Handling the Most Common Objections

The most common objection is some version of: "Why do I have to sign something before we even look at houses?" The honest answer is that representing a buyer takes real work, and working without any agreement in place protects neither of you. Compare it to hiring a contractor: they give you a written scope of work before they start, not after.

A close second is: "What if I want to work with another agent?" Address this before they ask it. Tell them exactly how the release process works at your brokerage. If your agreement allows either party to exit with written notice, say so. Agents who hide exit provisions actually generate more mistrust than those who lead with them.

Some buyers will push back on the compensation figure itself. This is where your value proposition has to be ready. Do not apologize for the number. Instead, connect it to specific services: you are providing market analysis, writing and submitting offers, negotiating inspection responses, and managing the transaction from contract to close. Buyers who understand what they are getting are negotiating with information, not emotion. If a buyer genuinely cannot work within your compensation terms, that is useful information to have at the start rather than at the closing table.

Agreement Terms Worth Negotiating and Terms Worth Holding

Not every term in a buyer representation agreement is worth fighting over. Duration and geographic scope are both reasonable areas to negotiate, especially with a buyer who is early in the process or covering a wide search area. Offering a shorter initial term with the option to extend shows confidence in your ability to earn the relationship rather than lock it in.

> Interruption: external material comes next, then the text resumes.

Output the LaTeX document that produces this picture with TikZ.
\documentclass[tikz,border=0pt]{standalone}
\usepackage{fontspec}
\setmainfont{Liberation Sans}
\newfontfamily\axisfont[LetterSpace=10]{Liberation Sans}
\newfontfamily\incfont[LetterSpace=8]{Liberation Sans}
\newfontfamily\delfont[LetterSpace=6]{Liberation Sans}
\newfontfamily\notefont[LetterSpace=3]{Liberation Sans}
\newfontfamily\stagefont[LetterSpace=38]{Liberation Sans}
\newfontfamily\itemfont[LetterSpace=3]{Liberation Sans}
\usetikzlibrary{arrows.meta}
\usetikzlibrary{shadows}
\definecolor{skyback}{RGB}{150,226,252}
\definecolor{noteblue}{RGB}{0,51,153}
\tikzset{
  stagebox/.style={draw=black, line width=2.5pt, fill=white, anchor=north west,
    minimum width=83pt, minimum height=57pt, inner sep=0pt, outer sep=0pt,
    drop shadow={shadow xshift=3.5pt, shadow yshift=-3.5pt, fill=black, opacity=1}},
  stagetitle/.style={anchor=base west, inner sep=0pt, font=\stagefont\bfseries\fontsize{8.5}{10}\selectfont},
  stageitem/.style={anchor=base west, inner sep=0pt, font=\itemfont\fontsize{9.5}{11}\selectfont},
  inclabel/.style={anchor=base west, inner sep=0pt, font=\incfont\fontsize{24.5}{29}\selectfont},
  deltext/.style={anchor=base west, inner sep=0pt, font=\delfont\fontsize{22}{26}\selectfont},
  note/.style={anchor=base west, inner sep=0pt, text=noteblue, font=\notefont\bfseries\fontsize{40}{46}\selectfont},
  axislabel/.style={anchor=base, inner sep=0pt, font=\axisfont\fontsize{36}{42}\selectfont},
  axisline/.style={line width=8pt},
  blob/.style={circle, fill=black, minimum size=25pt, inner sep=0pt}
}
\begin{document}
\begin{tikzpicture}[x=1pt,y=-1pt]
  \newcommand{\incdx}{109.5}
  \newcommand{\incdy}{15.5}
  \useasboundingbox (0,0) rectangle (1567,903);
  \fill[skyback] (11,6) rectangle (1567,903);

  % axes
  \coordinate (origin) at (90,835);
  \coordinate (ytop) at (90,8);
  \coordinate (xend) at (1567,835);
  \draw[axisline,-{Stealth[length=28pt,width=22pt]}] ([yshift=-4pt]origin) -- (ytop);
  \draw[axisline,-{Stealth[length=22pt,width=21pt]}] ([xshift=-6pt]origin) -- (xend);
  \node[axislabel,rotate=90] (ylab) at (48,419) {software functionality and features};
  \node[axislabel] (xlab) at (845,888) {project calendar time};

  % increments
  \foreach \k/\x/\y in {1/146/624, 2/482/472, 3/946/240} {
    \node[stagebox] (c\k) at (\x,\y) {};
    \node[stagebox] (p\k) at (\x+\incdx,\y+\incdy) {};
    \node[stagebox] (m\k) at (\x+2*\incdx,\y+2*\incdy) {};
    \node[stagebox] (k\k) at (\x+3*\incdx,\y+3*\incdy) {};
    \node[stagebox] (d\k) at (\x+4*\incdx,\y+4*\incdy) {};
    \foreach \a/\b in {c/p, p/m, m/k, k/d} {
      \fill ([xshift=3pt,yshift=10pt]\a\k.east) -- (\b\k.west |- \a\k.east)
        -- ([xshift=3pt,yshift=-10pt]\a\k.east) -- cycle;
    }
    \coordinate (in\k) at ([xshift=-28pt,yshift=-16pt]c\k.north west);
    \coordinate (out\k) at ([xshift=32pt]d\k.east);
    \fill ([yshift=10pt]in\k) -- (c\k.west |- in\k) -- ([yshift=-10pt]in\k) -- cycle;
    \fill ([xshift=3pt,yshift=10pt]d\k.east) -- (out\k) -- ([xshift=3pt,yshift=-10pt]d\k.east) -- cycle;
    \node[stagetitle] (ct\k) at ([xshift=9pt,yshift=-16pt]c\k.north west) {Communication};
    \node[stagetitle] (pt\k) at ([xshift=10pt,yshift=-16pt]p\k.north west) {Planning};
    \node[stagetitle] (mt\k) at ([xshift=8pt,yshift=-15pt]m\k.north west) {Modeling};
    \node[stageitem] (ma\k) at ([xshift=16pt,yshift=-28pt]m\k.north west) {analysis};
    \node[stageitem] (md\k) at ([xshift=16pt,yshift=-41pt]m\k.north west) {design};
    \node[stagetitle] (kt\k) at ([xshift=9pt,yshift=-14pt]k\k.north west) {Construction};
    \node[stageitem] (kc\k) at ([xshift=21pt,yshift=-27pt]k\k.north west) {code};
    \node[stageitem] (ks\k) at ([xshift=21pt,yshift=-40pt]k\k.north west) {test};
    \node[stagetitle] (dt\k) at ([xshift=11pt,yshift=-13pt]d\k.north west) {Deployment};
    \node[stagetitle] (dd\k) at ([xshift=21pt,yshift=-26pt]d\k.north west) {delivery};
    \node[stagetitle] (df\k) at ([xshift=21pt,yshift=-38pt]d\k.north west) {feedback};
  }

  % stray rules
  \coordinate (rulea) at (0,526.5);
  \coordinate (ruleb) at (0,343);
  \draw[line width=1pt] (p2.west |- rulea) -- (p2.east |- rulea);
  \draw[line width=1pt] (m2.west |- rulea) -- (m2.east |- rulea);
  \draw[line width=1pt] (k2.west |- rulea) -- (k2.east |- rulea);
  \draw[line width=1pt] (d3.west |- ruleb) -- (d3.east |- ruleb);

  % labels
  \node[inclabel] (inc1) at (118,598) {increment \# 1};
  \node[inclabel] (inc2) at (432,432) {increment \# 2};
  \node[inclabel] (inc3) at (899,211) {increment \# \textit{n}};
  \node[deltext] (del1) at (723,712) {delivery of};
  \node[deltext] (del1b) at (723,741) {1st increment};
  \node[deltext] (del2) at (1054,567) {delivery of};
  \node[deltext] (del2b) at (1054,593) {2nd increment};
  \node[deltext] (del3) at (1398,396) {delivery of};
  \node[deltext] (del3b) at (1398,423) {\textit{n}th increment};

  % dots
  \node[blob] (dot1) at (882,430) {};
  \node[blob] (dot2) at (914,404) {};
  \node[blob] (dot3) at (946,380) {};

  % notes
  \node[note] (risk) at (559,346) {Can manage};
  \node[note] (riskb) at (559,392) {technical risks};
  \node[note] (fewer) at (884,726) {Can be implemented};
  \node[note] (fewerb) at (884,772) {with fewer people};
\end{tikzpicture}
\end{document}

Compensation is worth holding on unless there is a genuine business reason to adjust it. Cutting your rate before a buyer has even seen your work sets a precedent that undervalues every hour you will put into the relationship. If a buyer wants to negotiate compensation, ask them what specifically they are concerned about. Sometimes the concern is about paying out of pocket if the seller does not cooperate, and you can address that with a clear explanation of how seller-paid cooperative commission works in your market.

Exclusivity is another area where buyers sometimes push back. A non-exclusive agreement is better than no agreement at all, but understand what you are agreeing to. A non-exclusive arrangement means the buyer can work with multiple agents, which reduces your leverage and your certainty of being compensated. If you choose to work under a non-exclusive agreement, document every showing and every offer you prepare so there is no ambiguity about procuring cause.

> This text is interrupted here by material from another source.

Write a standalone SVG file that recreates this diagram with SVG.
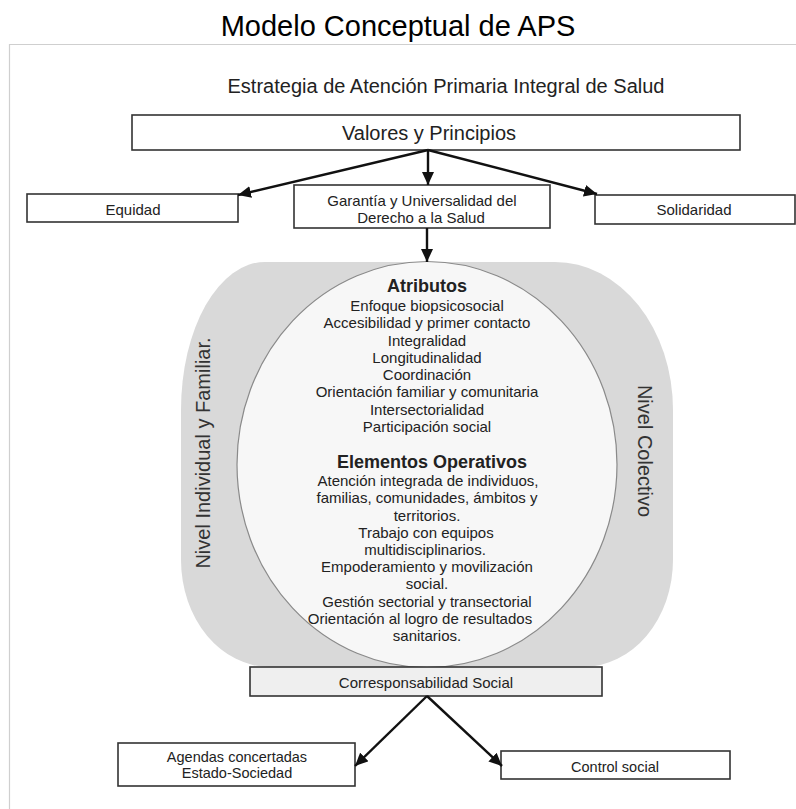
<svg xmlns="http://www.w3.org/2000/svg" width="796" height="809" viewBox="0 0 796 809">
<defs>
<marker id="ah" markerUnits="userSpaceOnUse" markerWidth="14" markerHeight="12" refX="13" refY="6" orient="auto">
<path d="M0,0 L13,6 L0,12 z" fill="#111"/>
</marker>
<style>
text{font-family:"Liberation Sans",Arial,sans-serif;fill:#222;text-anchor:middle}
.box{fill:#fff;stroke:#333;stroke-width:1.6}
.t15{font-size:15px}
.c{font-size:15px}
.b{font-size:18px;font-weight:bold}
.conn{stroke:#111;stroke-width:2.4;fill:none;marker-end:url(#ah)}
</style>
</defs>
<rect width="796" height="809" fill="#fff"/>
<path d="M9.5,809 V44.5 H796" fill="none" stroke="#cfcfcf" stroke-width="1.2"/>
<text x="398" y="36" style="font-size:29px;fill:#000">Modelo Conceptual de APS</text>
<text x="446" y="93" style="font-size:20px">Estrategia de Atención Primaria Integral de Salud</text>

<g id="valores"><rect class="box" x="132" y="115" width="608" height="35"/><text x="429" y="140" style="font-size:20px">Valores y Principios</text></g>
<g id="equidad"><rect class="box" x="27" y="194" width="211" height="28"/><text class="t15" x="133" y="215">Equidad</text></g>
<g id="garantia"><rect class="box" x="294" y="185" width="256" height="43"/><text class="t15" x="422" y="206">Garantía y Universalidad del</text><text class="t15" x="421" y="223">Derecho a la Salud</text></g>
<g id="solidaridad"><rect class="box" x="595" y="195" width="200" height="29"/><text class="t15" x="694" y="215">Solidaridad</text></g>

<g id="niveles">
<path d="M181,410 A84,148 0 0 1 265,262 H555 A118,148 0 0 1 673,410 V560 A90,107 0 0 1 583,667 H270 A89,107 0 0 1 181,560 Z" fill="#d9d9d9"/>
<text transform="translate(210,453) rotate(-90)" style="font-size:20px;fill:#333">Nivel Individual y Familiar.</text>
<text transform="translate(638,451) rotate(90)" style="font-size:20px;fill:#333">Nivel Colectivo</text>
</g>

<g id="circulo">
<ellipse cx="427" cy="464.5" rx="190" ry="203" fill="#f7f7f7" stroke="#8a8a8a" stroke-width="1.2"/>
<text class="b" x="427" y="292">Atributos</text>
<text class="c" x="427" y="310.5">Enfoque biopsicosocial</text>
<text class="c" x="427" y="328">Accesibilidad y primer contacto</text>
<text class="c" x="427" y="345.5">Integralidad</text>
<text class="c" x="427" y="362.7">Longitudinalidad</text>
<text class="c" x="427" y="380">Coordinación</text>
<text class="c" x="427" y="397.3">Orientación familiar y comunitaria</text>
<text class="c" x="427" y="414.7">Intersectorialidad</text>
<text class="c" x="427" y="431.7">Participación social</text>
<text class="b" x="432" y="468.3">Elementos Operativos</text>
<text class="c" x="428" y="486">Atención integrada de individuos,</text>
<text class="c" x="427" y="503.3">familias, comunidades, ámbitos y</text>
<text class="c" x="427" y="520.7">territorios.</text>
<text class="c" x="426" y="537.7">Trabajo con equipos</text>
<text class="c" x="425" y="555">multidisciplinarios.</text>
<text class="c" x="427" y="572.3">Empoderamiento y movilización</text>
<text class="c" x="427" y="589.3">social.</text>
<text class="c" x="427" y="606.7">Gestión sectorial y transectorial</text>
<text class="c" x="420" y="624">Orientación al logro de resultados</text>
<text class="c" x="427" y="641.3">sanitarios.</text>
</g>

<g id="corresponsabilidad"><rect x="250" y="667" width="352" height="29" fill="#efefef" stroke="#333" stroke-width="1.6"/><text class="t15" x="426" y="688">Corresponsabilidad Social</text></g>
<g id="agendas"><rect class="box" x="118" y="743" width="237" height="43"/><text x="237" y="762" style="font-size:14.5px">Agendas concertadas</text><text x="237" y="778" style="font-size:14.5px">Estado-Sociedad</text></g>
<g id="control"><rect class="box" x="501" y="751" width="229" height="28"/><text x="615" y="772" style="font-size:14.5px">Control social</text></g>

<g id="connectors">
<line class="conn" x1="428" y1="150" x2="238" y2="195"/>
<line class="conn" x1="428" y1="150" x2="428" y2="185"/>
<line class="conn" x1="428" y1="150" x2="597" y2="194"/>
<line class="conn" x1="427" y1="228" x2="427" y2="262"/>
<line class="conn" x1="427" y1="696" x2="355" y2="766"/>
<line class="conn" x1="427" y1="696" x2="502" y2="766"/>
</g>
</svg>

Before you sign any modified agreement, run it by your broker. The agreement protects you legally, and any changes need to hold up if there is a dispute.

Using the Agreement as a Long-Term Business Asset

Agents who nail their buyer representation presentation develop a repeatable system that works regardless of market conditions. Write out your explanation of the agreement in plain language, rehearse it, and refine it every few months based on the questions buyers are actually asking. The agents who are most comfortable with this conversation are the ones who have had it enough times to know every objection before it lands.

Document what you do for buyers between the first showing and the closing. That documentation serves two purposes. First, it gives you specific language to use when explaining your value in the consultation. Second, it protects you legally if a compensation dispute arises. A log of every property tour, offer draft, negotiation call, and inspection coordination is far more persuasive than a vague claim that you worked hard.

Finally, think about how you follow up with buyers who did not sign after the initial consultation. A short, direct email summarizing what you discussed and the specific terms you offered keeps the conversation open without pressure. Many buyers who hesitate at the first meeting sign within a week when they realize they are not finding the same level of service elsewhere. Your follow-up materials, including the summary of your services and the agreement terms, are part of your marketing. Treat them accordingly.